High Expectations, Bitter Politics Ahead Of Trump's First Oval Office Address

President Donald Trump will take his case directly to the American public Tuesday night and deliver a prime-time address on what the White House and others have identified as a "humanitarian and security crisis" at the southern border.

The White House formally requested that the major television networks interrupt their regularly scheduled programming to air his speech from the Oval Office. The big four, ABC, CBS, NBC and Fox, spent time deliberating and ultimately agreed to broadcast the address. The decision set off a bitter partisan battle over network coverage of the president and has fueled already high expectations forTrump's first formal address from the Oval Office.

Ahead of the 9 p.m. ET speech, critics challenged Trump's underlying claim of an actual crisis at the southern border, undermining the stated purpose of the address.
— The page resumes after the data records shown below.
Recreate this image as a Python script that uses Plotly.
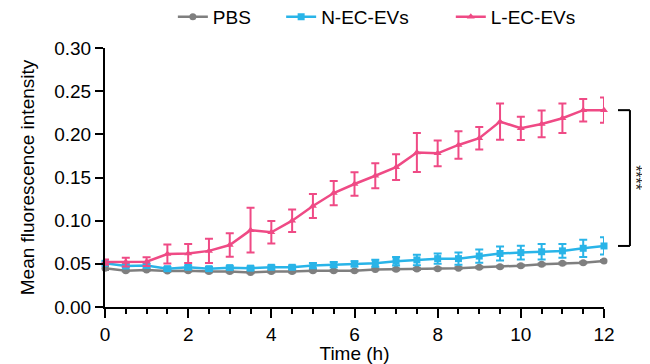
import plotly.graph_objects as go

time_h = [0, 0.5, 1, 1.5, 2, 2.5, 3, 3.5, 4, 4.5, 5, 5.5, 6, 6.5, 7, 7.5, 8, 8.5, 9, 9.5, 10, 10.5, 11, 11.5, 12]

pbs = [0.0448, 0.042, 0.043, 0.0418, 0.042, 0.041, 0.041, 0.040, 0.041, 0.041, 0.042, 0.042, 0.042, 0.0435,
       0.0437, 0.044, 0.0444, 0.045, 0.046, 0.0467, 0.0479, 0.0495, 0.0506, 0.0513, 0.0533]
pbs_err = [0.002, 0.001, 0.001, 0.001, 0.001, 0.001, 0.001, 0.001, 0.001, 0.001, 0.001, 0.001, 0.001, 0.001,
           0.001, 0.001, 0.001, 0.001, 0.001, 0.001, 0.001, 0.001, 0.001, 0.001, 0.001]

n_ec = [0.0506, 0.0475, 0.048, 0.0444, 0.046, 0.0444, 0.0456, 0.045, 0.046, 0.046, 0.048, 0.049, 0.050, 0.0506,
        0.053, 0.0545, 0.056, 0.056, 0.059, 0.062, 0.063, 0.064, 0.065, 0.068, 0.0707]
n_ec_err = [0.002, 0.002, 0.002, 0.002, 0.002, 0.002, 0.002, 0.002, 0.002, 0.002, 0.003, 0.003, 0.003, 0.004,
            0.005, 0.006, 0.006, 0.007, 0.0077, 0.008, 0.008, 0.009, 0.008, 0.01, 0.01]

l_ec = [0.052, 0.052, 0.0525, 0.0614, 0.062, 0.065, 0.0718, 0.089, 0.0865, 0.100, 0.117, 0.132, 0.1425, 0.152,
        0.162, 0.179, 0.178, 0.1877, 0.1955, 0.2147, 0.207, 0.212, 0.2186, 0.228, 0.228]
l_ec_err = [0.003, 0.005, 0.005, 0.011, 0.011, 0.014, 0.0135, 0.026, 0.013, 0.013, 0.014, 0.014, 0.0135, 0.0145,
            0.015, 0.0225, 0.015, 0.016, 0.013, 0.021, 0.0135, 0.0155, 0.017, 0.013, 0.0147]

series_names = ["PBS", "N-EC-EVs", "L-EC-EVs"]
colors = ["#7f7f7f", "#29b4e8", "#ef4a85"]
symbols = ["circle", "square", "triangle-up"]
legend_ids = ["legend", "legend2", "legend3"]
legend_x = [0.136, 0.353, 0.693]

y_ticks = [0.00, 0.05, 0.10, 0.15, 0.20, 0.25, 0.30]
y_tick_labels = ["0.00", "0.05", "0.10", "0.15", "0.20", "0.25", "0.30"]
x_ticks = [0, 2, 4, 6, 8, 10, 12]

font = "Liberation Sans, Arial, sans-serif"

fig = go.Figure()
for name, ys, errs, c, s, lg in zip(series_names, [pbs, n_ec, l_ec], [pbs_err, n_ec_err, l_ec_err], colors, symbols, legend_ids):
    fig.add_trace(go.Scatter(
        x=time_h, y=ys, name=name, mode="lines+markers",
        line=dict(color=c, width=2.5),
        marker=dict(symbol=s, size=7, color=c),
        error_y=dict(type="data", array=errs, visible=True, color=c, thickness=2, width=4),
        cliponaxis=False, legend=lg, showlegend=True,
    ))

# significance bracket between last values of L-EC-EVs and N-EC-EVs
y_top = l_ec[-1]
y_bot = n_ec[-1]
bx0, bx1 = 1.028, 1.052
fig.add_shape(type="line", xref="paper", yref="y", x0=bx0, x1=bx1, y0=y_top, y1=y_top, line=dict(color="black", width=2))
fig.add_shape(type="line", xref="paper", yref="y", x0=bx1, x1=bx1, y0=y_top, y1=y_bot, line=dict(color="black", width=2))
fig.add_shape(type="line", xref="paper", yref="y", x0=bx0, x1=bx1, y0=y_bot, y1=y_bot, line=dict(color="black", width=2))
fig.add_annotation(xref="paper", yref="y", x=1.085, y=(y_top + y_bot) / 2, text="****", textangle=90,
                   showarrow=False, font=dict(family=font, size=16, color="#222222"))

legend_common = dict(orientation="h", y=1.12, yanchor="middle", xanchor="left",
                     font=dict(family=font, size=19), itemwidth=30, bgcolor="rgba(0,0,0,0)")

# the page body has an 8px margin, so the figure is 8px smaller and its margins 8px tighter
fig.update_layout(
    width=642, height=356,
    margin=dict(l=97, r=46, t=40, b=57, autoexpand=False),
    showlegend=True,
    paper_bgcolor="white", plot_bgcolor="white",
    font=dict(family=font, size=19, color="black"),
    legend=dict(x=legend_x[0], **legend_common),
    legend2=dict(x=legend_x[1], **legend_common),
    legend3=dict(x=legend_x[2], **legend_common),
    xaxis=dict(range=[0, 12], tickvals=x_ticks, ticks="outside", ticklen=9, tickwidth=2, tickcolor="black",
               showline=True, linewidth=2, linecolor="black", showgrid=False, zeroline=False, automargin=False,
               minor=dict(dtick=0.5, tick0=0, ticks="outside", ticklen=5, tickwidth=2, tickcolor="black"),
               title=dict(text="Time (h)", font=dict(size=19), standoff=2),
               tickfont=dict(size=19)),
    yaxis=dict(range=[0, 0.30], tickvals=y_ticks, ticktext=y_tick_labels, ticks="outside", ticklen=8, tickwidth=2,
               tickcolor="black", showline=True, linewidth=2, linecolor="black", showgrid=False, zeroline=False,
               automargin=False,
               title=dict(text="Mean fluorescence intensity", font=dict(size=19), standoff=15),
               tickfont=dict(size=19)),
)

fig.write_html("out.html")
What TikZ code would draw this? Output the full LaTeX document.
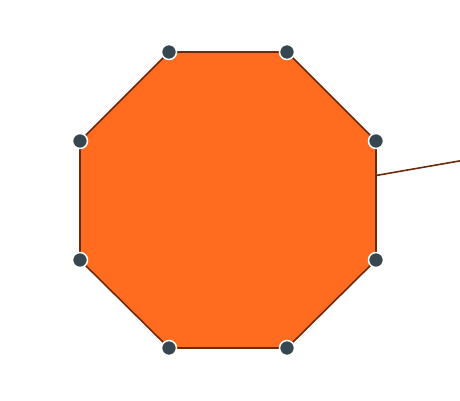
\documentclass[tikz,border=0pt]{standalone}
\definecolor{octfill}{HTML}{FF6B1F}
\definecolor{octline}{HTML}{6B2A08}
\definecolor{dotc}{HTML}{37474F}
\tikzset{
  vdot/.style={circle,fill=dotc,draw=white,line width=1.5pt,minimum size=15pt,inner sep=0pt},
  edge/.style={draw=octline,line width=1.6pt,line join=round}
}
\begin{document}
\begin{tikzpicture}[x=1pt,y=-1pt]
\useasboundingbox (0,0) rectangle (460,400);
\coordinate (v1) at (169,52);
\coordinate (v2) at (287,52);
\coordinate (v3) at (376,141);
\coordinate (v4) at (376,260);
\coordinate (v5) at (287,348);
\coordinate (v6) at (169,348);
\coordinate (v7) at (80,260);
\coordinate (v8) at (80,141);
\fill[octfill] (v1)--(v2)--(v3)--(v4)--(v5)--(v6)--(v7)--(v8)--cycle;
\draw[edge] (v1)--(v2)--(v3)--(v4)--(v5)--(v6)--(v7)--(v8)--cycle;
\coordinate (c0) at (376,175.5);
\coordinate (c1) at (462,160.5);
\draw[edge] (c0)--(c1);
\foreach \i in {1,...,8} \node[vdot] (d\i) at (v\i) {};
\end{tikzpicture}
\end{document}
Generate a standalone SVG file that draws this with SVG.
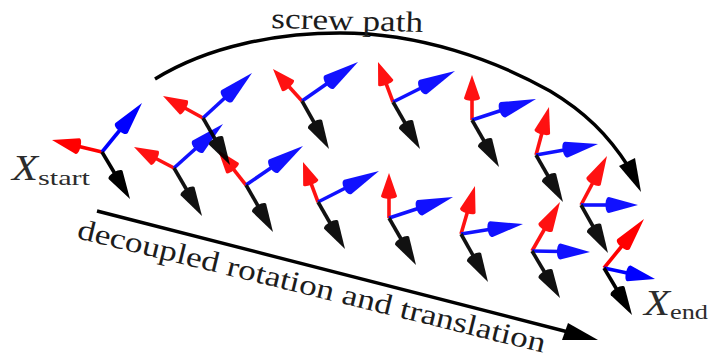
<svg xmlns="http://www.w3.org/2000/svg" width="709" height="360" viewBox="0 0 709 360">
<style>
.r{fill:#ff0000}.b{fill:#0000ff}.k{fill:#000}
.mid{opacity:.93}
.line{fill:none;stroke:#000;stroke-width:3.4}
text{font-family:"Liberation Serif","Times New Roman",serif;fill:#1c1c1c}
.lab{font-size:29px}
.x{font-size:36px;font-style:italic;fill:#2c2c2c}
.s{font-size:22px;fill:#2c2c2c}
</style>
<defs>
<g id="a"><path d="M0,-1.8H50V1.8H0Z"/><path d="M100,0L49,-8C45.5,-8.2 43,-5 43,0C43,5 45.5,8.2 49,8Z"/></g>
</defs>
<rect width="709" height="360" fill="#fff"/>
<g id="connectors">
<path class="line" d="M155,79C210,45 280,33 340,33C420,33 495,60 550,91C585,112 608,135 628,166"/>
<polygon class="k" points="619,166 635,158 641,192"/>
<path class="line" d="M97,211L572,333"/>
<polygon class="k" points="568,323 562,340 598,340"/>
</g>
<g id="f3" class="mid"><use href="#a" class="r" transform="matrix(-.4 -.21 .465 -.885 174 168)"/><use href="#a" class="b" transform="matrix(.49 -.44 .668 .744 174 168)"/><use href="#a" class="k" transform="matrix(.28 .48 -.863 .504 174 168)"/></g>
<g id="f5" class="mid"><use href="#a" class="r" transform="matrix(-.28 -.35 .781 -.625 246 185)"/><use href="#a" class="b" transform="matrix(.57 -.39 .564 .825 246 185)"/><use href="#a" class="k" transform="matrix(.27 .47 -.867 .498 246 185)"/></g>
<g id="f7" class="mid"><use href="#a" class="r" transform="matrix(-.15 -.4 .937 -.351 318 202)"/><use href="#a" class="b" transform="matrix(.61 -.31 .453 .892 318 202)"/><use href="#a" class="k" transform="matrix(.27 .47 -.867 .498 318 202)"/></g>
<g id="f8" class="mid"><use href="#a" class="r" transform="matrix(0 -.45 1 0 389 218)"/><use href="#a" class="b" transform="matrix(.64 -.21 .312 .95 389 218)"/><use href="#a" class="k" transform="matrix(.27 .47 -.867 .498 389 218)"/></g>
<g id="f11" class="mid"><use href="#a" class="r" transform="matrix(.14 -.48 .96 .28 461 234)"/><use href="#a" class="b" transform="matrix(.62 -.1 .159 .987 461 234)"/><use href="#a" class="k" transform="matrix(.27 .48 -.871 .49 461 234)"/></g>
<g id="f12" class="mid"><use href="#a" class="r" transform="matrix(.28 -.49 .869 .496 532 251)"/><use href="#a" class="b" transform="matrix(.58 .01 -.017 1 532 251)"/><use href="#a" class="k" transform="matrix(.28 .47 -.859 .512 532 251)"/></g>
<g id="f14"><use href="#a" class="r" transform="matrix(.4 -.49 .774 .632 604 268)"/><use href="#a" class="b" transform="matrix(.51 .11 -.211 .977 604 268)"/><use href="#a" class="k" transform="matrix(.28 .47 -.859 .512 604 268)"/></g>
<g id="f1"><use href="#a" class="r" transform="matrix(-.5 -.12 .233 -.973 102 152)"/><use href="#a" class="b" transform="matrix(.4 -.49 .774 .632 102 152)"/><use href="#a" class="k" transform="matrix(.28 .47 -.859 .512 102 152)"/></g>
<g id="f2" class="mid"><use href="#a" class="r" transform="matrix(-.4 -.22 .481 -.875 203 118)"/><use href="#a" class="b" transform="matrix(.49 -.45 .677 .737 203 118)"/><use href="#a" class="k" transform="matrix(.27 .47 -.867 .498 203 118)"/></g>
<g id="f4" class="mid"><use href="#a" class="r" transform="matrix(-.29 -.32 .741 -.671 302 101)"/><use href="#a" class="b" transform="matrix(.56 -.39 .572 .821 302 101)"/><use href="#a" class="k" transform="matrix(.27 .48 -.871 .49 302 101)"/></g>
<g id="f6" class="mid"><use href="#a" class="r" transform="matrix(-.15 -.4 .937 -.351 393 102)"/><use href="#a" class="b" transform="matrix(.62 -.31 .447 .894 393 102)"/><use href="#a" class="k" transform="matrix(.27 .47 -.867 .498 393 102)"/></g>
<g id="f9" class="mid"><use href="#a" class="r" transform="matrix(0 -.45 1 0 472 120)"/><use href="#a" class="b" transform="matrix(.64 -.21 .312 .95 472 120)"/><use href="#a" class="k" transform="matrix(.27 .47 -.867 .498 472 120)"/></g>
<g id="f10" class="mid"><use href="#a" class="r" transform="matrix(.13 -.48 .966 .262 536 155)"/><use href="#a" class="b" transform="matrix(.62 -.11 .175 .984 536 155)"/><use href="#a" class="k" transform="matrix(.27 .47 -.867 .498 536 155)"/></g>
<g id="f13" class="mid"><use href="#a" class="r" transform="matrix(.26 -.49 .883 .468 581 205)"/><use href="#a" class="b" transform="matrix(.57 0 0 1 581 205)"/><use href="#a" class="k" transform="matrix(.27 .48 -.871 .49 581 205)"/></g>
<g id="labels">
<text class="lab" transform="translate(271,28) rotate(1.5)" textLength="152" lengthAdjust="spacingAndGlyphs">screw path</text>
<text class="lab" transform="translate(76,238) rotate(13.8)" textLength="481" lengthAdjust="spacingAndGlyphs">decoupled rotation and translation</text>
<text x="12" y="180" class="x" textLength="26" lengthAdjust="spacingAndGlyphs">X</text><text x="38" y="185" class="s" textLength="52" lengthAdjust="spacingAndGlyphs">start</text>
<text x="644" y="315" class="x" textLength="26" lengthAdjust="spacingAndGlyphs">X</text><text x="670" y="319" class="s" textLength="38" lengthAdjust="spacingAndGlyphs">end</text>
</g>
</svg>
Some argued the president will use his airtime to set the stage for, or actually declare, a national emergency and assert a host of emergency powers.

If Trump is going to move the needle of public opinion in his favor, he will have to expand the debate beyond the confines of a "partisan food fight" and inform a larger conversation about border security, explained Ford O'Connell, a Republican strategist and political commentator.

"This is a case where, despite what people think of Donald Trump, he does have the facts on his side," O'Connell said, noting a number of news reports acknowledging a crisis on the southern border. "But he is going to have to make the case to the people who are not necessarily as partisan as the hard Rs and hard Ds. I think that is going to be the key here."